▸ Task instructions: Transcribe the data in full and exactly, omitting any pictures.

· · · ·

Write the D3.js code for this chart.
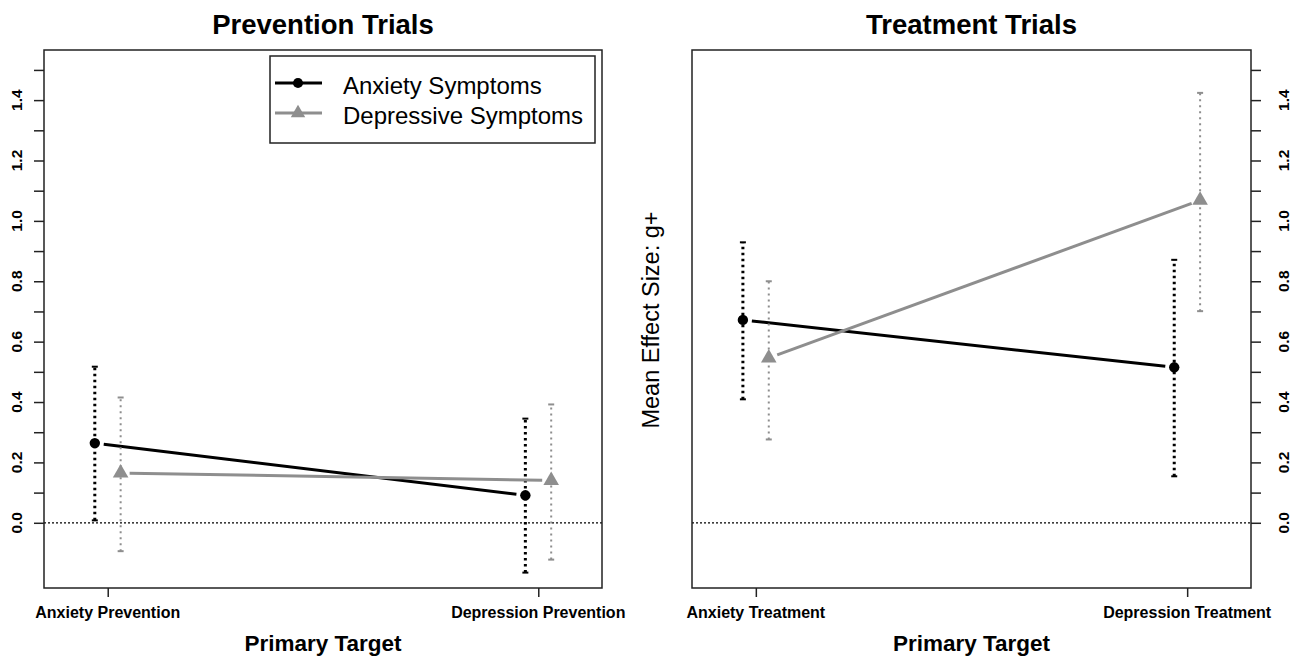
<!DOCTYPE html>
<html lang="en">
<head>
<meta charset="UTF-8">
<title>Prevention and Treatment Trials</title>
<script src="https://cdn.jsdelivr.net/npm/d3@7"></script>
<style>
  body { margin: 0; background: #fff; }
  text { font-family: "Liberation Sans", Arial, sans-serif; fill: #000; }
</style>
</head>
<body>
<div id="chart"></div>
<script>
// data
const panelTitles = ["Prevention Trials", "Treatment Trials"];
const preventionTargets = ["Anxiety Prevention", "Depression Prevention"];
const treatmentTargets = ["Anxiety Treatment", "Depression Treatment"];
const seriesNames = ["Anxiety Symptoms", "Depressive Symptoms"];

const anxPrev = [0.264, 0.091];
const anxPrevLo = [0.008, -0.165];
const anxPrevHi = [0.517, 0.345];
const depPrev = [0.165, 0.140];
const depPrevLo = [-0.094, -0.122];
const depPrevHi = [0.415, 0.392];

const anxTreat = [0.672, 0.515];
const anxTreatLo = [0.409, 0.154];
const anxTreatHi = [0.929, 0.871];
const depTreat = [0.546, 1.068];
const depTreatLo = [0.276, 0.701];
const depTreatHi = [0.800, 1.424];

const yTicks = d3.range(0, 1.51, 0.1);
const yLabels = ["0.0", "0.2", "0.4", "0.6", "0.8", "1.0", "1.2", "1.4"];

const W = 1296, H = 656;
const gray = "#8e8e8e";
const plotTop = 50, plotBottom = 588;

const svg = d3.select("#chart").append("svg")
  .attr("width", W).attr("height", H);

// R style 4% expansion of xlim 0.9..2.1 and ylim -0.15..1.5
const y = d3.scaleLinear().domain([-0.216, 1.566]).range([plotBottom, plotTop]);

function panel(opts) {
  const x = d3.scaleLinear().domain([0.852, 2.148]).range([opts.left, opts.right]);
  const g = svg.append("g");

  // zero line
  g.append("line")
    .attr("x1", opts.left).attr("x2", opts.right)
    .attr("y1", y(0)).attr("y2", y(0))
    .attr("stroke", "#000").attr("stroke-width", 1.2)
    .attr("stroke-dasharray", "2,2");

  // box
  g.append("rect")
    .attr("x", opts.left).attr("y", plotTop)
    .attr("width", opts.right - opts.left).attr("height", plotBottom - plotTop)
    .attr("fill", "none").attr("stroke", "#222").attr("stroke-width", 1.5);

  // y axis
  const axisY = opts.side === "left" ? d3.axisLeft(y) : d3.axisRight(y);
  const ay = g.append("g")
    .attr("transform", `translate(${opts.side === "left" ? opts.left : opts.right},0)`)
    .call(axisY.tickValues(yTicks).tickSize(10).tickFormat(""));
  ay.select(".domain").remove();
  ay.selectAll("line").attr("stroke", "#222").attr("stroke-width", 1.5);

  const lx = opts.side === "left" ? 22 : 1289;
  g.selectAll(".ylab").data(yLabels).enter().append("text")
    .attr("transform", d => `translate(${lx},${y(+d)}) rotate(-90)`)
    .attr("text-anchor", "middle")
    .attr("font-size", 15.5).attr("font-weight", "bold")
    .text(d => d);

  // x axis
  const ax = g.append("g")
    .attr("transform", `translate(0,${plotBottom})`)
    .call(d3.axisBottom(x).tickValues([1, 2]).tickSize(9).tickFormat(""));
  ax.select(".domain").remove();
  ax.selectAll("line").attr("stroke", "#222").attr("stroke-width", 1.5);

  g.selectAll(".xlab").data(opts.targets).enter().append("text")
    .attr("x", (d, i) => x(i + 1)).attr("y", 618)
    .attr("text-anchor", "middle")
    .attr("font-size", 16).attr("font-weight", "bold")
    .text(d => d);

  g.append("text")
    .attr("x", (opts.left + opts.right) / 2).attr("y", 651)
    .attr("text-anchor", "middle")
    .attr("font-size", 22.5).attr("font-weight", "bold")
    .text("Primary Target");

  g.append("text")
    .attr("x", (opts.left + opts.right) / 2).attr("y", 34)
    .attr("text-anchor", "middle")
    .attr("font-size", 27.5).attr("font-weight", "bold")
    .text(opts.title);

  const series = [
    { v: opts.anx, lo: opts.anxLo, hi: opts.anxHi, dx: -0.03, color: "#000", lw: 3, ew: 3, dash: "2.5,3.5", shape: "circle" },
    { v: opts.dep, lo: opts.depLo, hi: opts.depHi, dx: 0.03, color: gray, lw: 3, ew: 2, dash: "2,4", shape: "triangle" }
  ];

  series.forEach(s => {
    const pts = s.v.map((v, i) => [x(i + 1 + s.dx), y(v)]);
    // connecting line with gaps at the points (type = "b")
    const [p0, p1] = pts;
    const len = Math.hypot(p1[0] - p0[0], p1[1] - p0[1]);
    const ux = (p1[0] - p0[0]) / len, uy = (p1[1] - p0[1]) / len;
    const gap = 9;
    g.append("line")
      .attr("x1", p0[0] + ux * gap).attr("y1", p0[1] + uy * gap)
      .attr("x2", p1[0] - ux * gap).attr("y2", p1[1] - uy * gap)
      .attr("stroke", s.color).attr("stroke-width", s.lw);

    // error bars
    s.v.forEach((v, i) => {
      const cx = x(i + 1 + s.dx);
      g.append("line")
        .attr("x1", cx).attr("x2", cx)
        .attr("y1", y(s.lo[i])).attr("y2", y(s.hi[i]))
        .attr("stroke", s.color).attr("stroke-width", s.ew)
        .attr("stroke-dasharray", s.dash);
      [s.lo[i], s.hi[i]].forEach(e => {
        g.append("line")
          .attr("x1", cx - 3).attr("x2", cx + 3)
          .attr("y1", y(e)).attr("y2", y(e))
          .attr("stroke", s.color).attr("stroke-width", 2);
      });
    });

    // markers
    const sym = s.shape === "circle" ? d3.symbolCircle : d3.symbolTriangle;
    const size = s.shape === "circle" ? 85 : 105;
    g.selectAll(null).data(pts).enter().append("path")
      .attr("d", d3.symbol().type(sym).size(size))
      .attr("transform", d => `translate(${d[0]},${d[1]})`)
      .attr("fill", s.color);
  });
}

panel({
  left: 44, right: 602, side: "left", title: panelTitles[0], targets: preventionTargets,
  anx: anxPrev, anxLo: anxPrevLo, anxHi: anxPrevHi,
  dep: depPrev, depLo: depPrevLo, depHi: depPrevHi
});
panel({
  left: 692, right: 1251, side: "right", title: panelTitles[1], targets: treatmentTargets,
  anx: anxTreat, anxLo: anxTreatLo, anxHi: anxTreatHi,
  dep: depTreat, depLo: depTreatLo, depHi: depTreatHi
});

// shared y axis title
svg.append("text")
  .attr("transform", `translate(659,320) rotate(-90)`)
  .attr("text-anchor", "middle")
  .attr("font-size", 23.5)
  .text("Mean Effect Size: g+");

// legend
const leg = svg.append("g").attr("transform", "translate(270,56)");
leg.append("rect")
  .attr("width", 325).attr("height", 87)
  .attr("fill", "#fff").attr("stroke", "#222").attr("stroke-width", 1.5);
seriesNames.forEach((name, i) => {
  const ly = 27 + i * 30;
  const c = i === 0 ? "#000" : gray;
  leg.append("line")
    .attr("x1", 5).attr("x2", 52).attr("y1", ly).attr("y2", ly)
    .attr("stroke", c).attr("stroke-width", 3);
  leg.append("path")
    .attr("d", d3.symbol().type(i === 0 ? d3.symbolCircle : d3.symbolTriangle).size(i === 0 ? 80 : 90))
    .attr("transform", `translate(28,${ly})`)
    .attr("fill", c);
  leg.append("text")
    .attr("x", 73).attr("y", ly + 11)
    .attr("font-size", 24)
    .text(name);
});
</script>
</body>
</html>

· · · ·

▸ Complete response:
Write the D3.js code for this chart.
<!DOCTYPE html>
<html lang="en">
<head>
<meta charset="UTF-8">
<title>Prevention and Treatment Trials</title>
<script src="https://cdn.jsdelivr.net/npm/d3@7"></script>
<style>
  body { margin: 0; background: #fff; }
  text { font-family: "Liberation Sans", Arial, sans-serif; fill: #000; }
</style>
</head>
<body>
<div id="chart"></div>
<script>
// data
const panelTitles = ["Prevention Trials", "Treatment Trials"];
const preventionTargets = ["Anxiety Prevention", "Depression Prevention"];
const treatmentTargets = ["Anxiety Treatment", "Depression Treatment"];
const seriesNames = ["Anxiety Symptoms", "Depressive Symptoms"];

const anxPrev = [0.264, 0.091];
const anxPrevLo = [0.008, -0.165];
const anxPrevHi = [0.517, 0.345];
const depPrev = [0.165, 0.140];
const depPrevLo = [-0.094, -0.122];
const depPrevHi = [0.415, 0.392];

const anxTreat = [0.672, 0.515];
const anxTreatLo = [0.409, 0.154];
const anxTreatHi = [0.929, 0.871];
const depTreat = [0.546, 1.068];
const depTreatLo = [0.276, 0.701];
const depTreatHi = [0.800, 1.424];

const yTicks = d3.range(0, 1.51, 0.1);
const yLabels = ["0.0", "0.2", "0.4", "0.6", "0.8", "1.0", "1.2", "1.4"];

const W = 1296, H = 656;
const gray = "#8e8e8e";
const plotTop = 50, plotBottom = 588;

const svg = d3.select("#chart").append("svg")
  .attr("width", W).attr("height", H);

// R style 4% expansion of xlim 0.9..2.1 and ylim -0.15..1.5
const y = d3.scaleLinear().domain([-0.216, 1.566]).range([plotBottom, plotTop]);

function panel(opts) {
  const x = d3.scaleLinear().domain([0.852, 2.148]).range([opts.left, opts.right]);
  const g = svg.append("g");

  // zero line
  g.append("line")
    .attr("x1", opts.left).attr("x2", opts.right)
    .attr("y1", y(0)).attr("y2", y(0))
    .attr("stroke", "#000").attr("stroke-width", 1.2)
    .attr("stroke-dasharray", "2,2");

  // box
  g.append("rect")
    .attr("x", opts.left).attr("y", plotTop)
    .attr("width", opts.right - opts.left).attr("height", plotBottom - plotTop)
    .attr("fill", "none").attr("stroke", "#222").attr("stroke-width", 1.5);

  // y axis
  const axisY = opts.side === "left" ? d3.axisLeft(y) : d3.axisRight(y);
  const ay = g.append("g")
    .attr("transform", `translate(${opts.side === "left" ? opts.left : opts.right},0)`)
    .call(axisY.tickValues(yTicks).tickSize(10).tickFormat(""));
  ay.select(".domain").remove();
  ay.selectAll("line").attr("stroke", "#222").attr("stroke-width", 1.5);

  const lx = opts.side === "left" ? 22 : 1289;
  g.selectAll(".ylab").data(yLabels).enter().append("text")
    .attr("transform", d => `translate(${lx},${y(+d)}) rotate(-90)`)
    .attr("text-anchor", "middle")
    .attr("font-size", 15.5).attr("font-weight", "bold")
    .text(d => d);

  // x axis
  const ax = g.append("g")
    .attr("transform", `translate(0,${plotBottom})`)
    .call(d3.axisBottom(x).tickValues([1, 2]).tickSize(9).tickFormat(""));
  ax.select(".domain").remove();
  ax.selectAll("line").attr("stroke", "#222").attr("stroke-width", 1.5);

  g.selectAll(".xlab").data(opts.targets).enter().append("text")
    .attr("x", (d, i) => x(i + 1)).attr("y", 618)
    .attr("text-anchor", "middle")
    .attr("font-size", 16).attr("font-weight", "bold")
    .text(d => d);

  g.append("text")
    .attr("x", (opts.left + opts.right) / 2).attr("y", 651)
    .attr("text-anchor", "middle")
    .attr("font-size", 22.5).attr("font-weight", "bold")
    .text("Primary Target");

  g.append("text")
    .attr("x", (opts.left + opts.right) / 2).attr("y", 34)
    .attr("text-anchor", "middle")
    .attr("font-size", 27.5).attr("font-weight", "bold")
    .text(opts.title);

  const series = [
    { v: opts.anx, lo: opts.anxLo, hi: opts.anxHi, dx: -0.03, color: "#000", lw: 3, ew: 3, dash: "2.5,3.5", shape: "circle" },
    { v: opts.dep, lo: opts.depLo, hi: opts.depHi, dx: 0.03, color: gray, lw: 3, ew: 2, dash: "2,4", shape: "triangle" }
  ];

  series.forEach(s => {
    const pts = s.v.map((v, i) => [x(i + 1 + s.dx), y(v)]);
    // connecting line with gaps at the points (type = "b")
    const [p0, p1] = pts;
    const len = Math.hypot(p1[0] - p0[0], p1[1] - p0[1]);
    const ux = (p1[0] - p0[0]) / len, uy = (p1[1] - p0[1]) / len;
    const gap = 9;
    g.append("line")
      .attr("x1", p0[0] + ux * gap).attr("y1", p0[1] + uy * gap)
      .attr("x2", p1[0] - ux * gap).attr("y2", p1[1] - uy * gap)
      .attr("stroke", s.color).attr("stroke-width", s.lw);

    // error bars
    s.v.forEach((v, i) => {
      const cx = x(i + 1 + s.dx);
      g.append("line")
        .attr("x1", cx).attr("x2", cx)
        .attr("y1", y(s.lo[i])).attr("y2", y(s.hi[i]))
        .attr("stroke", s.color).attr("stroke-width", s.ew)
        .attr("stroke-dasharray", s.dash);
      [s.lo[i], s.hi[i]].forEach(e => {
        g.append("line")
          .attr("x1", cx - 3).attr("x2", cx + 3)
          .attr("y1", y(e)).attr("y2", y(e))
          .attr("stroke", s.color).attr("stroke-width", 2);
      });
    });

    // markers
    const sym = s.shape === "circle" ? d3.symbolCircle : d3.symbolTriangle;
    const size = s.shape === "circle" ? 85 : 105;
    g.selectAll(null).data(pts).enter().append("path")
      .attr("d", d3.symbol().type(sym).size(size))
      .attr("transform", d => `translate(${d[0]},${d[1]})`)
      .attr("fill", s.color);
  });
}

panel({
  left: 44, right: 602, side: "left", title: panelTitles[0], targets: preventionTargets,
  anx: anxPrev, anxLo: anxPrevLo, anxHi: anxPrevHi,
  dep: depPrev, depLo: depPrevLo, depHi: depPrevHi
});
panel({
  left: 692, right: 1251, side: "right", title: panelTitles[1], targets: treatmentTargets,
  anx: anxTreat, anxLo: anxTreatLo, anxHi: anxTreatHi,
  dep: depTreat, depLo: depTreatLo, depHi: depTreatHi
});

// shared y axis title
svg.append("text")
  .attr("transform", `translate(659,320) rotate(-90)`)
  .attr("text-anchor", "middle")
  .attr("font-size", 23.5)
  .text("Mean Effect Size: g+");

// legend
const leg = svg.append("g").attr("transform", "translate(270,56)");
leg.append("rect")
  .attr("width", 325).attr("height", 87)
  .attr("fill", "#fff").attr("stroke", "#222").attr("stroke-width", 1.5);
seriesNames.forEach((name, i) => {
  const ly = 27 + i * 30;
  const c = i === 0 ? "#000" : gray;
  leg.append("line")
    .attr("x1", 5).attr("x2", 52).attr("y1", ly).attr("y2", ly)
    .attr("stroke", c).attr("stroke-width", 3);
  leg.append("path")
    .attr("d", d3.symbol().type(i === 0 ? d3.symbolCircle : d3.symbolTriangle).size(i === 0 ? 80 : 90))
    .attr("transform", `translate(28,${ly})`)
    .attr("fill", c);
  leg.append("text")
    .attr("x", 73).attr("y", ly + 11)
    .attr("font-size", 24)
    .text(name);
});
</script>
</body>
</html>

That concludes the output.